Wolski’s predecessors in minimal sculpture (Brancusi, Judd, Morris) inform the art he creates with the simplest organic materials: seeds, beans, rope, clay, shells, stone. His work with seeds illustrates the continuum of form and of life; a seed contains all that its maturity will be: its birth, death, and eventual return to life. The use of seeds and other organic material for Wolski is not only a homage to nature but a way to connect with the metaphor of continuation and cycles of earth’s history. The sculptures draw no limits and seek to stimulate reflections on presence and absence, giving a metaphysical aspect to the work.
He also makes very large, abstracted, ritual necklaces and gowns made from terracotta, fish bone, wire, and bean. In these, like all of his work, he avoids the blatant realism of the figurative: a part can signify the whole.
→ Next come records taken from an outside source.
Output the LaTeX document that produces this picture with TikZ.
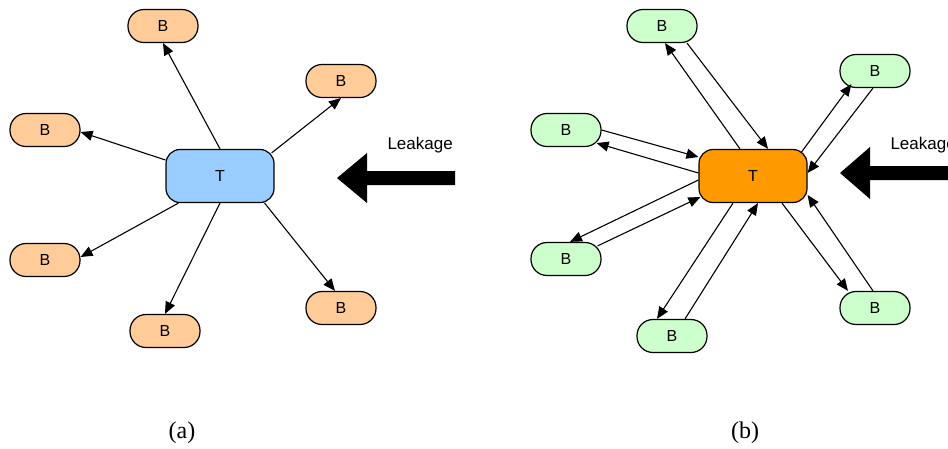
\documentclass[tikz,border=0pt]{standalone}
\usepackage{fontspec}
\setmainfont{Liberation Sans}
\newfontfamily\capfont{Liberation Serif}
\usepackage{xcolor}
\usetikzlibrary{arrows.meta}

\definecolor{bpeach}{HTML}{FFCC99}
\definecolor{tblue}{HTML}{99CCFF}
\definecolor{torange}{HTML}{FF9900}
\definecolor{bgreen}{HTML}{CCFFCC}

\begin{document}
\begin{tikzpicture}[x=1pt,y=-1pt,
  bnode/.style={draw,line width=1.2pt,rounded corners=16pt,minimum width=70pt,minimum height=33pt,inner sep=0pt,font=\fontsize{16}{19}\selectfont},
  tnode/.style={draw,line width=1.2pt,rounded corners=14pt,minimum width=108pt,minimum height=53pt,inner sep=0pt,font=\fontsize{16}{19}\selectfont},
  link/.style={-{Triangle[length=12pt,width=10pt]},line width=1.1pt}]
\clip (0,0) rectangle (948,448);
\useasboundingbox (0,0) rectangle (948,448);

% (a)
\node[tnode,fill=tblue]  (Ta) at (220,176) {T};
  \node[bnode,fill=bpeach] (Aa) at (163,26)  {B};
  \node[bnode,fill=bpeach] (Ba) at (341,81)  {B};
  \node[bnode,fill=bpeach] (Ca) at (45,130)  {B};
  \node[bnode,fill=bpeach] (Da) at (45,260)  {B};
  \node[bnode,fill=bpeach] (Ea) at (165,331) {B};
  \node[bnode,fill=bpeach] (Fa) at (341,308) {B};

  \path[link]
        (Ta.north) edge (Aa.south)
        ([xshift=-3pt,yshift=-4pt]Ta.north east) edge (Ba.south)
        ([yshift=16pt]Ta.west) edge ([yshift=-2pt]Ca.east)
        ([xshift=13pt]Ta.south west) edge ([yshift=3pt]Da.east)
        (Ta.south) edge (Ea.north)
        ([xshift=-10pt]Ta.south east) edge ([xshift=-6pt]Fa.north);

\node[anchor=base west,font=\fontsize{17}{20}\selectfont] (La) at (384,149) {Leakage};
\fill (337,178) -- (367,153) -- (367,171) -- (455,171) -- (455,185) -- (367,185) -- (367,203) -- cycle;

% (b)
\node[tnode,fill=torange] (Tb) at (753,176) {T};
  \node[bnode,fill=bgreen] (Ab) at (662,26)  {B};
  \node[bnode,fill=bgreen] (Bb) at (875,71)  {B};
  \node[bnode,fill=bgreen] (Cb) at (566,130) {B};
  \node[bnode,fill=bgreen] (Db) at (566,259) {B};
  \node[bnode,fill=bgreen] (Eb) at (672,336) {B};
  \node[bnode,fill=bgreen] (Fb) at (875,308) {B};

  % T to B
  \path[link]
        ([xshift=-13pt]Tb.north) edge ([xshift=3pt]Ab.south)
        ([xshift=-6pt,yshift=-3pt]Tb.north east) edge ([xshift=12pt,yshift=4pt]Bb.south west)
        ([yshift=3pt]Tb.west) edge ([xshift=-5pt,yshift=4pt]Cb.south east)
        ([yshift=-4pt]Tb.west) edge ([xshift=4pt]Db.north)
        ([xshift=-20pt]Tb.south) edge ([xshift=-15pt]Eb.north)
        ([xshift=29pt]Tb.south) edge ([xshift=-27pt]Fb.north);

  % B to T
  \path[link]
        ([xshift=25pt]Ab.south) edge ([xshift=15pt]Tb.north)
        ([xshift=-2pt]Bb.south) edge ([yshift=3pt]Tb.east)
        (Cb.east) edge ([yshift=19pt]Tb.west)
        ([xshift=-4pt,yshift=-4pt]Db.north east) edge ([xshift=2pt,yshift=-21pt]Tb.west)
        ([xshift=13pt]Eb.north) edge ([xshift=5pt]Tb.south)
        ([xshift=-2pt]Fb.north) edge ([yshift=-19pt]Tb.east);

\node[anchor=base west,font=\fontsize{17}{20}\selectfont] (Lb) at (887,149) {Leakage};
\fill (840,173) -- (870,147) -- (870,166) -- (960,166) -- (960,180) -- (870,180) -- (870,199) -- cycle;

\node[font=\capfont\fontsize{24}{28}\selectfont] (capa) at (182,433) {(a)};
\node[font=\capfont\fontsize{24}{28}\selectfont] (capb) at (745,433) {(b)};
\end{tikzpicture}
\end{document}
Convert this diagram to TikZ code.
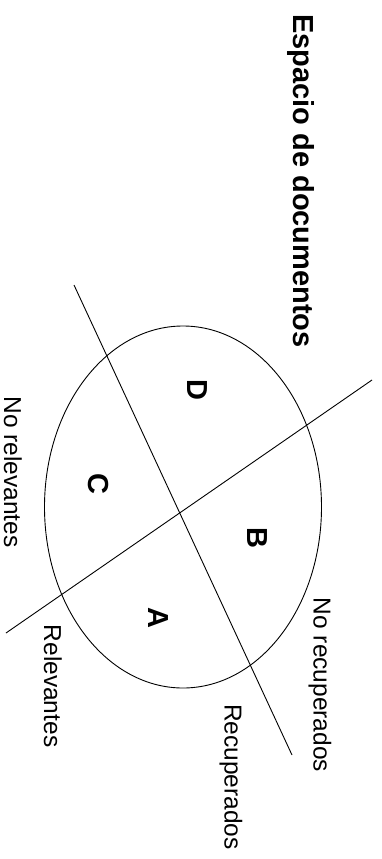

Even when Wolski deviates from organic materials to working with bronze, he often conceals the underlying metal under a patina of matte white, abstracting it into a prime, pristine posture, as if exhumed from a dream or a distant past.
Xawery Wolski was born in Warsaw, Poland in 1960 and currently lives and works in Mexico City. He was educated at the Academy of Fine Arts (Warsaw), the Academy of Fine Art (Paris), and the Institue of Higher Education in Visual Arts (Paris). The artist has exhibited his work in countries throughout the world and has been awarded residencies in Asia, South America, Mexico, United States, and Europe. As he travels, he continues to collect the natural products of each country as inspiration for his art.